What the task asks: Copy out the whole listing exactly as written, leaving the pictures behind.

Stored data:
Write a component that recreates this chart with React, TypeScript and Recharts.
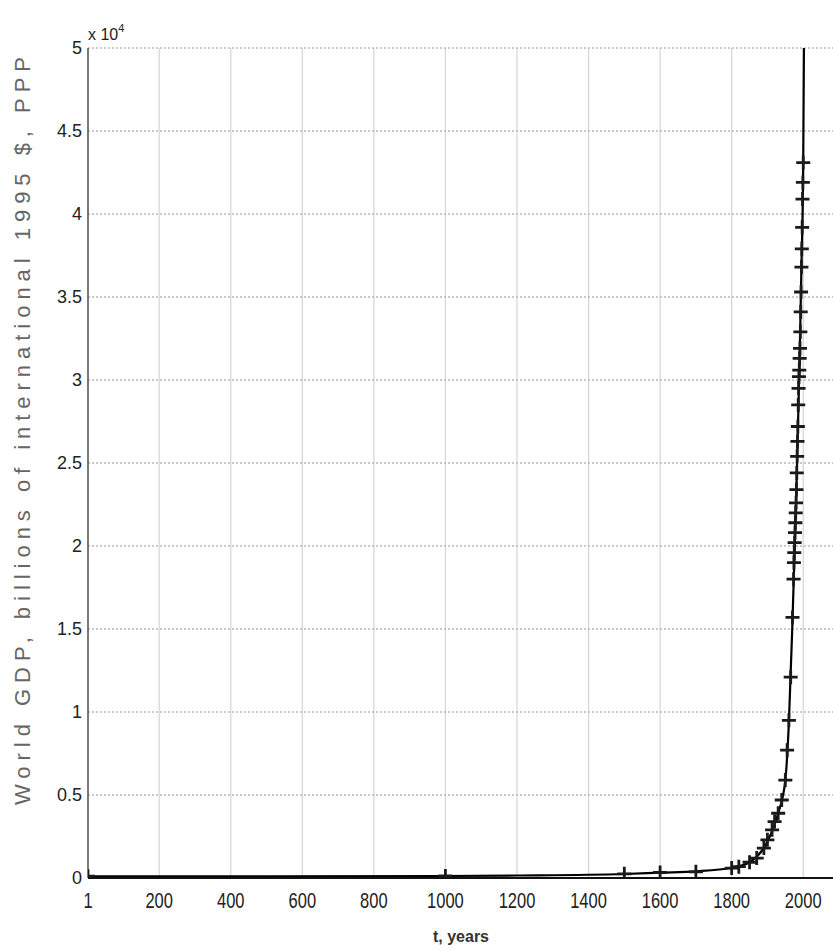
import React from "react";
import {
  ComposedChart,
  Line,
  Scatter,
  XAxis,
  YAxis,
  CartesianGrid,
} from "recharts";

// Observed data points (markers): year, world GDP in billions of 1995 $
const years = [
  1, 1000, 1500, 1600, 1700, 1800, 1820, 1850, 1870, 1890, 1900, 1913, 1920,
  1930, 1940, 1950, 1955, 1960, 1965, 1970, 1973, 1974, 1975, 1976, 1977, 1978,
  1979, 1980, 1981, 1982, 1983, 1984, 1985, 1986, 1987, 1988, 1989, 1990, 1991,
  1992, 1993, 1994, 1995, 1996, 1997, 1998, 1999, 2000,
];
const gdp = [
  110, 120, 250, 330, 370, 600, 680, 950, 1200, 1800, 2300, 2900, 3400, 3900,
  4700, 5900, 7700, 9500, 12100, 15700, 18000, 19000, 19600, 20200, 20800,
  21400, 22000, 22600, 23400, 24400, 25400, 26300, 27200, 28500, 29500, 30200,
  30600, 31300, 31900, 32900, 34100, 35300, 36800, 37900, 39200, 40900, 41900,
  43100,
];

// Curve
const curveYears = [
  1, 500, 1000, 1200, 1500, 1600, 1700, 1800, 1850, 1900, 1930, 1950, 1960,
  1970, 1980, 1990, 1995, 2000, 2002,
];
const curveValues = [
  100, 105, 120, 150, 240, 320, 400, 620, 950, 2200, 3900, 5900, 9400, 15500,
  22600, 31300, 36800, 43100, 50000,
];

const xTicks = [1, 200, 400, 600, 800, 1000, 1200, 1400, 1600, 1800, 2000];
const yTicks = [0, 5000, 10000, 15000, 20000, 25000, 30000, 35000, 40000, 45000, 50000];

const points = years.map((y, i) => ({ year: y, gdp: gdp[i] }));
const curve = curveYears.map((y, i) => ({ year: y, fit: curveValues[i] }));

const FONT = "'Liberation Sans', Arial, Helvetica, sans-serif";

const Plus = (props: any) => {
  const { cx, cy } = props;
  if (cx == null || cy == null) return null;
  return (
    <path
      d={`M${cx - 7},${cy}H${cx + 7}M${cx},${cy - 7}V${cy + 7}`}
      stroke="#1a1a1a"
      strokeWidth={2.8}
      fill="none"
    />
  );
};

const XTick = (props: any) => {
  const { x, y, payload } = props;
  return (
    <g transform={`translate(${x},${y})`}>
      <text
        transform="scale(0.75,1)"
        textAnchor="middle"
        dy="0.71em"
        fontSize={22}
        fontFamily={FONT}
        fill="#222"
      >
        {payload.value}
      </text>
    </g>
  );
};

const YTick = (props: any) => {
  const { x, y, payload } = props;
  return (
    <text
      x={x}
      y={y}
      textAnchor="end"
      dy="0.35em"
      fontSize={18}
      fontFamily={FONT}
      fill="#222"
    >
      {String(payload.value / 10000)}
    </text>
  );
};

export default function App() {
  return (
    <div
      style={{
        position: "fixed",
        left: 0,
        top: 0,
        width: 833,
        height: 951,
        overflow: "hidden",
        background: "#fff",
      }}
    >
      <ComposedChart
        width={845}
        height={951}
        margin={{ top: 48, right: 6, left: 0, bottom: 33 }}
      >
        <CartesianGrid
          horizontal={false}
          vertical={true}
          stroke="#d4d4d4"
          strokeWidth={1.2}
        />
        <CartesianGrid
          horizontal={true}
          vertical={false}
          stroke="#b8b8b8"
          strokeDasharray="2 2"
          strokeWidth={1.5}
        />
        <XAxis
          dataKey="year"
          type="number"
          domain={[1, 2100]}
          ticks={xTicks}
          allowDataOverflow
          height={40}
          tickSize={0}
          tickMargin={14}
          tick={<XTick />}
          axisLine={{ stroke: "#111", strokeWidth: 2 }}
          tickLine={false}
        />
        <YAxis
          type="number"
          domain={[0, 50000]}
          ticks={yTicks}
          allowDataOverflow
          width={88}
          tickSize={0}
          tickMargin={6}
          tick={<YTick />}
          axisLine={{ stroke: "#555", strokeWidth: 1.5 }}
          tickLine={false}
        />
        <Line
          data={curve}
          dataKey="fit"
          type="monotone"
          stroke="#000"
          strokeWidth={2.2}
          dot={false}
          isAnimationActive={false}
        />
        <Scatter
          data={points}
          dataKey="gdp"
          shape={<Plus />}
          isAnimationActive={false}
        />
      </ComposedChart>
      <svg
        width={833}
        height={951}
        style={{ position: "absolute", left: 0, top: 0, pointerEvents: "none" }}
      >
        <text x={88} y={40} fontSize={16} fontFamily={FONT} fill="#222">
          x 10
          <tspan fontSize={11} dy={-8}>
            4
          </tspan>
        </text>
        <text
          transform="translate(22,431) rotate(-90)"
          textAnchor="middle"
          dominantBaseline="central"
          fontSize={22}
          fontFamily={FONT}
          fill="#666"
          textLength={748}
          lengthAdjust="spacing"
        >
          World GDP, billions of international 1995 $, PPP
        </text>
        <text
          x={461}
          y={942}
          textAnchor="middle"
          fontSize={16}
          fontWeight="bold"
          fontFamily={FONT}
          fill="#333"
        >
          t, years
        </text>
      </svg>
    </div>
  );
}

Response to this task:
Write a component that recreates this chart with React, TypeScript and Recharts.
import React from "react";
import {
  ComposedChart,
  Line,
  Scatter,
  XAxis,
  YAxis,
  CartesianGrid,
} from "recharts";

// Observed data points (markers): year, world GDP in billions of 1995 $
const years = [
  1, 1000, 1500, 1600, 1700, 1800, 1820, 1850, 1870, 1890, 1900, 1913, 1920,
  1930, 1940, 1950, 1955, 1960, 1965, 1970, 1973, 1974, 1975, 1976, 1977, 1978,
  1979, 1980, 1981, 1982, 1983, 1984, 1985, 1986, 1987, 1988, 1989, 1990, 1991,
  1992, 1993, 1994, 1995, 1996, 1997, 1998, 1999, 2000,
];
const gdp = [
  110, 120, 250, 330, 370, 600, 680, 950, 1200, 1800, 2300, 2900, 3400, 3900,
  4700, 5900, 7700, 9500, 12100, 15700, 18000, 19000, 19600, 20200, 20800,
  21400, 22000, 22600, 23400, 24400, 25400, 26300, 27200, 28500, 29500, 30200,
  30600, 31300, 31900, 32900, 34100, 35300, 36800, 37900, 39200, 40900, 41900,
  43100,
];

// Curve
const curveYears = [
  1, 500, 1000, 1200, 1500, 1600, 1700, 1800, 1850, 1900, 1930, 1950, 1960,
  1970, 1980, 1990, 1995, 2000, 2002,
];
const curveValues = [
  100, 105, 120, 150, 240, 320, 400, 620, 950, 2200, 3900, 5900, 9400, 15500,
  22600, 31300, 36800, 43100, 50000,
];

const xTicks = [1, 200, 400, 600, 800, 1000, 1200, 1400, 1600, 1800, 2000];
const yTicks = [0, 5000, 10000, 15000, 20000, 25000, 30000, 35000, 40000, 45000, 50000];

const points = years.map((y, i) => ({ year: y, gdp: gdp[i] }));
const curve = curveYears.map((y, i) => ({ year: y, fit: curveValues[i] }));

const FONT = "'Liberation Sans', Arial, Helvetica, sans-serif";

const Plus = (props: any) => {
  const { cx, cy } = props;
  if (cx == null || cy == null) return null;
  return (
    <path
      d={`M${cx - 7},${cy}H${cx + 7}M${cx},${cy - 7}V${cy + 7}`}
      stroke="#1a1a1a"
      strokeWidth={2.8}
      fill="none"
    />
  );
};

const XTick = (props: any) => {
  const { x, y, payload } = props;
  return (
    <g transform={`translate(${x},${y})`}>
      <text
        transform="scale(0.75,1)"
        textAnchor="middle"
        dy="0.71em"
        fontSize={22}
        fontFamily={FONT}
        fill="#222"
      >
        {payload.value}
      </text>
    </g>
  );
};

const YTick = (props: any) => {
  const { x, y, payload } = props;
  return (
    <text
      x={x}
      y={y}
      textAnchor="end"
      dy="0.35em"
      fontSize={18}
      fontFamily={FONT}
      fill="#222"
    >
      {String(payload.value / 10000)}
    </text>
  );
};

export default function App() {
  return (
    <div
      style={{
        position: "fixed",
        left: 0,
        top: 0,
        width: 833,
        height: 951,
        overflow: "hidden",
        background: "#fff",
      }}
    >
      <ComposedChart
        width={845}
        height={951}
        margin={{ top: 48, right: 6, left: 0, bottom: 33 }}
      >
        <CartesianGrid
          horizontal={false}
          vertical={true}
          stroke="#d4d4d4"
          strokeWidth={1.2}
        />
        <CartesianGrid
          horizontal={true}
          vertical={false}
          stroke="#b8b8b8"
          strokeDasharray="2 2"
          strokeWidth={1.5}
        />
        <XAxis
          dataKey="year"
          type="number"
          domain={[1, 2100]}
          ticks={xTicks}
          allowDataOverflow
          height={40}
          tickSize={0}
          tickMargin={14}
          tick={<XTick />}
          axisLine={{ stroke: "#111", strokeWidth: 2 }}
          tickLine={false}
        />
        <YAxis
          type="number"
          domain={[0, 50000]}
          ticks={yTicks}
          allowDataOverflow
          width={88}
          tickSize={0}
          tickMargin={6}
          tick={<YTick />}
          axisLine={{ stroke: "#555", strokeWidth: 1.5 }}
          tickLine={false}
        />
        <Line
          data={curve}
          dataKey="fit"
          type="monotone"
          stroke="#000"
          strokeWidth={2.2}
          dot={false}
          isAnimationActive={false}
        />
        <Scatter
          data={points}
          dataKey="gdp"
          shape={<Plus />}
          isAnimationActive={false}
        />
      </ComposedChart>
      <svg
        width={833}
        height={951}
        style={{ position: "absolute", left: 0, top: 0, pointerEvents: "none" }}
      >
        <text x={88} y={40} fontSize={16} fontFamily={FONT} fill="#222">
          x 10
          <tspan fontSize={11} dy={-8}>
            4
          </tspan>
        </text>
        <text
          transform="translate(22,431) rotate(-90)"
          textAnchor="middle"
          dominantBaseline="central"
          fontSize={22}
          fontFamily={FONT}
          fill="#666"
          textLength={748}
          lengthAdjust="spacing"
        >
          World GDP, billions of international 1995 $, PPP
        </text>
        <text
          x={461}
          y={942}
          textAnchor="middle"
          fontSize={16}
          fontWeight="bold"
          fontFamily={FONT}
          fill="#333"
        >
          t, years
        </text>
      </svg>
    </div>
  );
}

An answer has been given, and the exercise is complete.